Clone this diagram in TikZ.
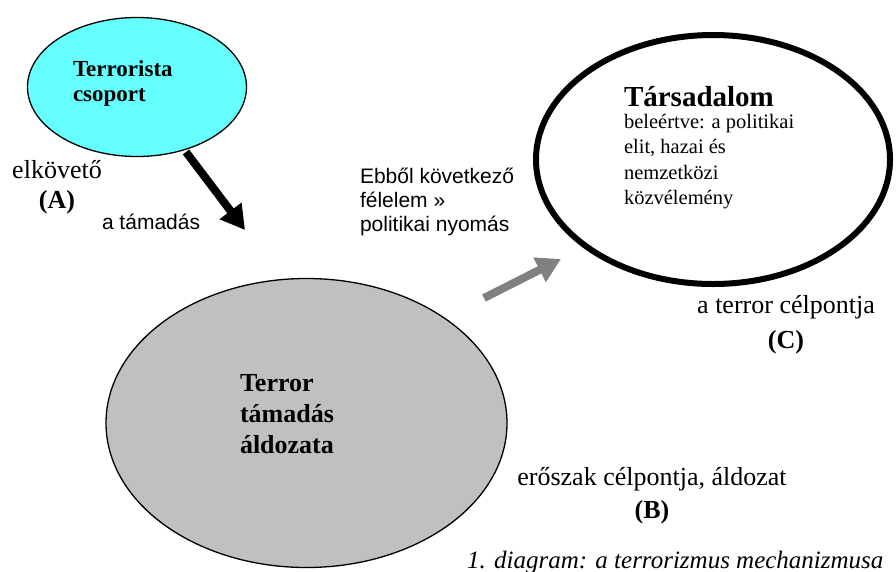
\documentclass[tikz,border=0pt]{standalone}
\usepackage{fontspec}
\setmainfont{Liberation Serif}
\newfontfamily\arialf{Liberation Sans}
\usetikzlibrary{shapes.geometric,arrows.meta}
\definecolor{cyanfill}{RGB}{102,255,255}
\definecolor{grayfill}{RGB}{192,192,192}
\definecolor{arrowgray}{RGB}{128,128,128}
\begin{document}
\begin{tikzpicture}[x=1pt,y=-1pt,
  blob/.style={ellipse, inner sep=0pt, outer sep=0pt},
  lbl/.style={inner sep=0pt, outer sep=0pt, anchor=base west, align=left},
  clbl/.style={inner sep=0pt, outer sep=0pt, anchor=base, align=center},
  bigarrow/.style={line width=8pt, -{Triangle[length=24pt,width=26pt]}},
]
\useasboundingbox (0,0) rectangle (896,571);
% ellipses
\node[blob, draw=black, line width=1.3pt, fill=cyanfill, minimum width=219pt, minimum height=139pt] (grp) at (137,87) {};
\node[blob, draw=black, line width=1.3pt, fill=grayfill, minimum width=401pt, minimum height=289pt] (vic) at (306.5,423) {};
\node[blob, draw=black, line width=6pt, fill=white, minimum width=354pt, minimum height=249pt] (soc) at (713,159.5) {};
% texts in ellipses (base anchor = last line)
\node[lbl, font=\fontsize{23}{25}\selectfont\bfseries] (grptxt) at (73,101) {Terrorista\\csoport};
\node[lbl, font=\fontsize{26}{31}\selectfont\bfseries] (victxt) at (240,453) {Terror\\támadás\\áldozata};
\node[lbl, font=\fontsize{29}{30}\selectfont\bfseries] (soctitle) at (624,106) {Társadalom};
\node[lbl, font=\fontsize{20.5}{25.5}\selectfont] (soctxt) at (624,204.5) {beleértve: a politikai\\elit, hazai és\\nemzetközi\\közvélemény};
% outer labels
\node[clbl, font=\fontsize{26}{30}\selectfont] (labA) at (57,208) {elkövető\\\textbf{(A)}};
\node[clbl, font=\fontsize{26}{33}\selectfont] (labB) at (652,518) {erőszak célpontja, áldozat\\\textbf{(B)}};
\node[clbl, font=\fontsize{26}{35}\selectfont] (labC) at (786,348) {a terror célpontja\\\textbf{(C)}};
\node[lbl, font=\arialf\fontsize{21}{24}\selectfont] (attack) at (102,229) {a támadás};
\node[lbl, font=\arialf\fontsize{21}{24}\selectfont] (fear) at (360,231) {Ebből következő\\félelem »\\politikai nyomás};
\node[lbl, font=\fontsize{25}{27}\selectfont\itshape] (caption) at (467,568) {1. diagram: a terrorizmus mechanizmusa};
% arrows
\coordinate (a1s) at (186,152);
\coordinate (a1e) at (245,230);
\coordinate (a2s) at (484,298);
\coordinate (a2e) at (561,259);
\draw[bigarrow, draw=black, fill=black] (a1s) -- (a1e);
\draw[bigarrow, draw=arrowgray, fill=arrowgray] (a2s) -- (a2e);
\end{tikzpicture}
\end{document}
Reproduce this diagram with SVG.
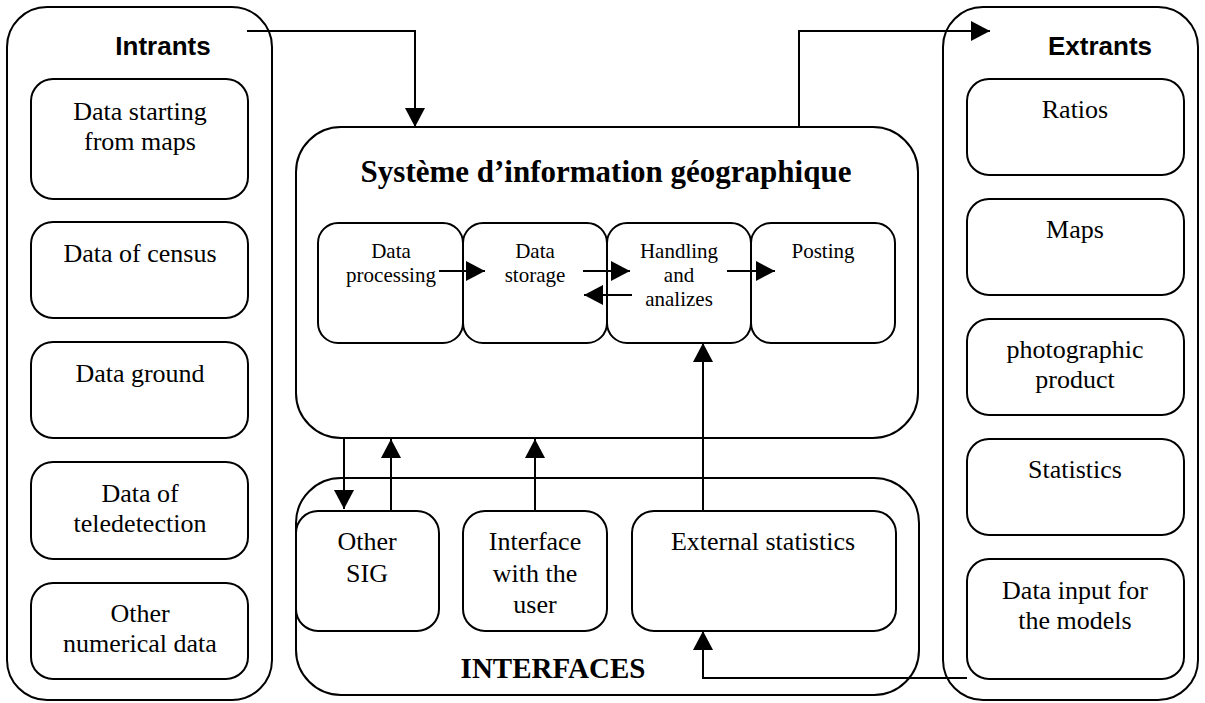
────────
* _WHAT IS ASKED_
The material above holds pictures; copy everything else in it exactly.

* _RESULT OF THIS EXERCISE_
Clone this diagram in TikZ.
\documentclass[tikz,border=0pt]{standalone}
\usepackage{fontspec}
\setmainfont{Liberation Serif}
\newfontfamily\arialf{Liberation Sans}
\usetikzlibrary{shapes.geometric,arrows.meta}
\definecolor{cyanfill}{RGB}{102,255,255}
\definecolor{grayfill}{RGB}{192,192,192}
\definecolor{arrowgray}{RGB}{128,128,128}
\begin{document}
\begin{tikzpicture}[x=1pt,y=-1pt,
  blob/.style={ellipse, inner sep=0pt, outer sep=0pt},
  lbl/.style={inner sep=0pt, outer sep=0pt, anchor=base west, align=left},
  clbl/.style={inner sep=0pt, outer sep=0pt, anchor=base, align=center},
  bigarrow/.style={line width=8pt, -{Triangle[length=24pt,width=26pt]}},
]
\useasboundingbox (0,0) rectangle (896,571);
% ellipses
\node[blob, draw=black, line width=1.3pt, fill=cyanfill, minimum width=219pt, minimum height=139pt] (grp) at (137,87) {};
\node[blob, draw=black, line width=1.3pt, fill=grayfill, minimum width=401pt, minimum height=289pt] (vic) at (306.5,423) {};
\node[blob, draw=black, line width=6pt, fill=white, minimum width=354pt, minimum height=249pt] (soc) at (713,159.5) {};
% texts in ellipses (base anchor = last line)
\node[lbl, font=\fontsize{23}{25}\selectfont\bfseries] (grptxt) at (73,101) {Terrorista\\csoport};
\node[lbl, font=\fontsize{26}{31}\selectfont\bfseries] (victxt) at (240,453) {Terror\\támadás\\áldozata};
\node[lbl, font=\fontsize{29}{30}\selectfont\bfseries] (soctitle) at (624,106) {Társadalom};
\node[lbl, font=\fontsize{20.5}{25.5}\selectfont] (soctxt) at (624,204.5) {beleértve: a politikai\\elit, hazai és\\nemzetközi\\közvélemény};
% outer labels
\node[clbl, font=\fontsize{26}{30}\selectfont] (labA) at (57,208) {elkövető\\\textbf{(A)}};
\node[clbl, font=\fontsize{26}{33}\selectfont] (labB) at (652,518) {erőszak célpontja, áldozat\\\textbf{(B)}};
\node[clbl, font=\fontsize{26}{35}\selectfont] (labC) at (786,348) {a terror célpontja\\\textbf{(C)}};
\node[lbl, font=\arialf\fontsize{21}{24}\selectfont] (attack) at (102,229) {a támadás};
\node[lbl, font=\arialf\fontsize{21}{24}\selectfont] (fear) at (360,231) {Ebből következő\\félelem »\\politikai nyomás};
\node[lbl, font=\fontsize{25}{27}\selectfont\itshape] (caption) at (467,568) {1. diagram: a terrorizmus mechanizmusa};
% arrows
\coordinate (a1s) at (186,152);
\coordinate (a1e) at (245,230);
\coordinate (a2s) at (484,298);
\coordinate (a2e) at (561,259);
\draw[bigarrow, draw=black, fill=black] (a1s) -- (a1e);
\draw[bigarrow, draw=arrowgray, fill=arrowgray] (a2s) -- (a2e);
\end{tikzpicture}
\end{document}
Reproduce this diagram with SVG.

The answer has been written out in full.